Like everything that comes quite late to my Island, first I learned of the green tide in Tehran and later was able to explore the story of this woman growing up in the midst of intolerance and prohibitions. The young Marjane can’t stop asking questions, as has been the case for me for more than twenty years. If it weren’t for the black veil on her hair and the constant presence of religion, I would think that Persepolis tells the story of the Cuba in which I’ve lived. Especially with regards to the extreme tension, the constant mention of an external enemy and the creation of a cast of martyrs around the fallen.

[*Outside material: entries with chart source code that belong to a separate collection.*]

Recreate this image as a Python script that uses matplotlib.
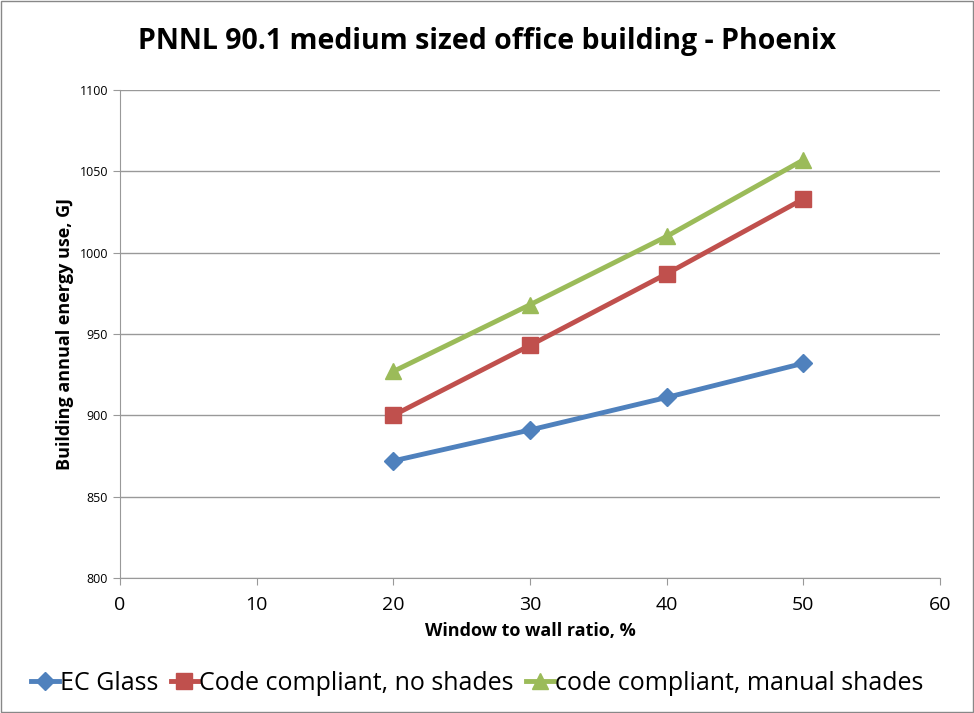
import numpy as np
import matplotlib.pyplot as plt
from matplotlib.patches import Rectangle

plt.rcParams['font.family'] = ['Open Sans', 'DejaVu Sans']

wwr = [20, 30, 40, 50]
ec_glass = [872, 891, 911, 932]
no_shades = [900, 943, 987, 1033]
manual_shades = [927, 968, 1010, 1057]

fig = plt.figure(figsize=(9.74, 7.13), dpi=100)
ax = fig.add_axes([0.1232, 0.1893, 0.8419, 0.6845])

ax.plot(wwr, ec_glass, color='#4F81BD', lw=3.5, marker='D', ms=9, label='EC Glass')
ax.plot(wwr, no_shades, color='#C0504D', lw=3.5, marker='s', ms=11, label='Code compliant, no shades')
ax.plot(wwr, manual_shades, color='#9BBB59', lw=3.5, marker='^', ms=12, label='code compliant, manual shades')

ax.set_xlim(0, 60)
ax.set_ylim(800, 1100)
ax.set_xticks(np.arange(0, 61, 10))
ax.set_yticks(np.arange(800, 1101, 50))
ax.yaxis.grid(True, color='#999999', lw=1)
ax.set_axisbelow(True)
for s in ['top', 'right']:
    ax.spines[s].set_visible(False)
for s in ['left', 'bottom']:
    ax.spines[s].set_color('#999999')
ax.tick_params(axis='y', labelsize=9, color='#999999', length=5)
ax.tick_params(axis='x', labelsize=14, color='#999999', length=5, pad=8)

ax.set_xlabel('Window to wall ratio, %', fontsize=13, fontweight='bold', labelpad=6)
ax.set_ylabel('Building annual energy use, GJ', fontsize=13, fontweight='bold')
fig.suptitle('PNNL 90.1 medium sized office building - Phoenix', fontsize=20.5,
             fontweight='bold', y=0.962)

fig.legend(loc='lower center', bbox_to_anchor=(0.49, -0.008), ncol=3, fontsize=18,
           frameon=False, handlelength=1.1, handletextpad=0.05, columnspacing=0.5)

fig.patches.append(Rectangle((0.001, 0.001), 0.998, 0.998, transform=fig.transFigure,
                             fill=False, edgecolor='#888888', lw=1))

fig.savefig('out.png', dpi=100)
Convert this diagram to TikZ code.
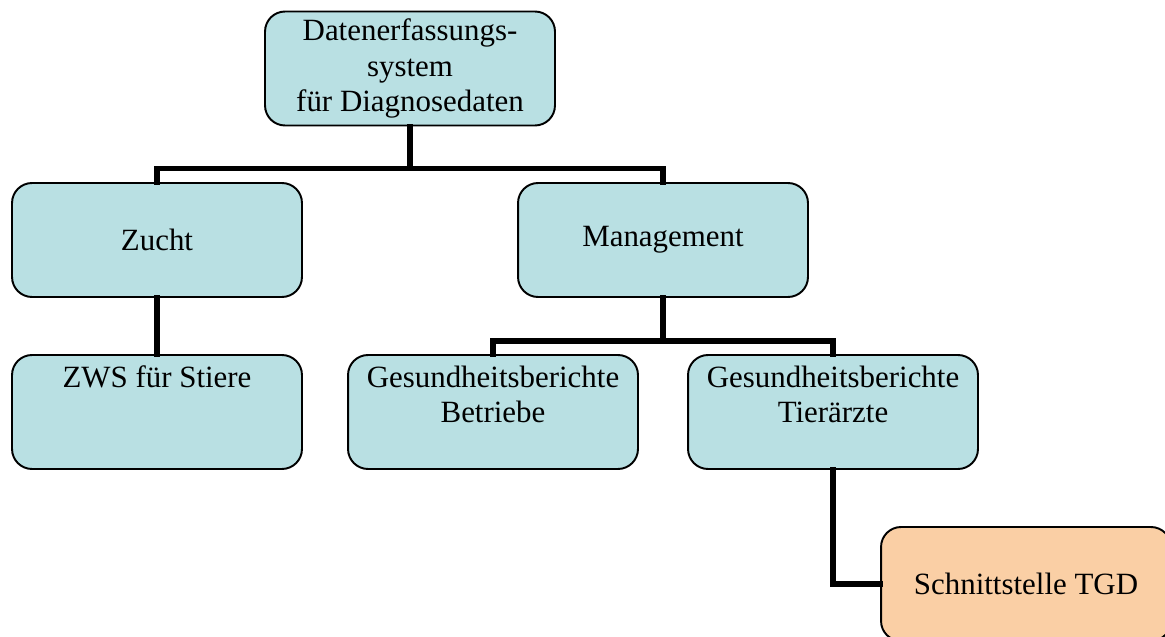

I showed Teo some pages of the book and he fixed his eyes on the panel where Marjane reflects about a political billboard. It featured the phrase, “To die as a martyr is to inject blood into the veins of society” for which the girl drew a body that was screaming while transfusing the insatiable Nation. My son, who is no slouch when it comes to questioning everything, found similarities with the slogan, “We are ready to shed every last drop of our blood,” so often repeated in these parts. I could not control my graphic imagination and visualized a Cuban dripping on native soil, after being squeezed to the maximum.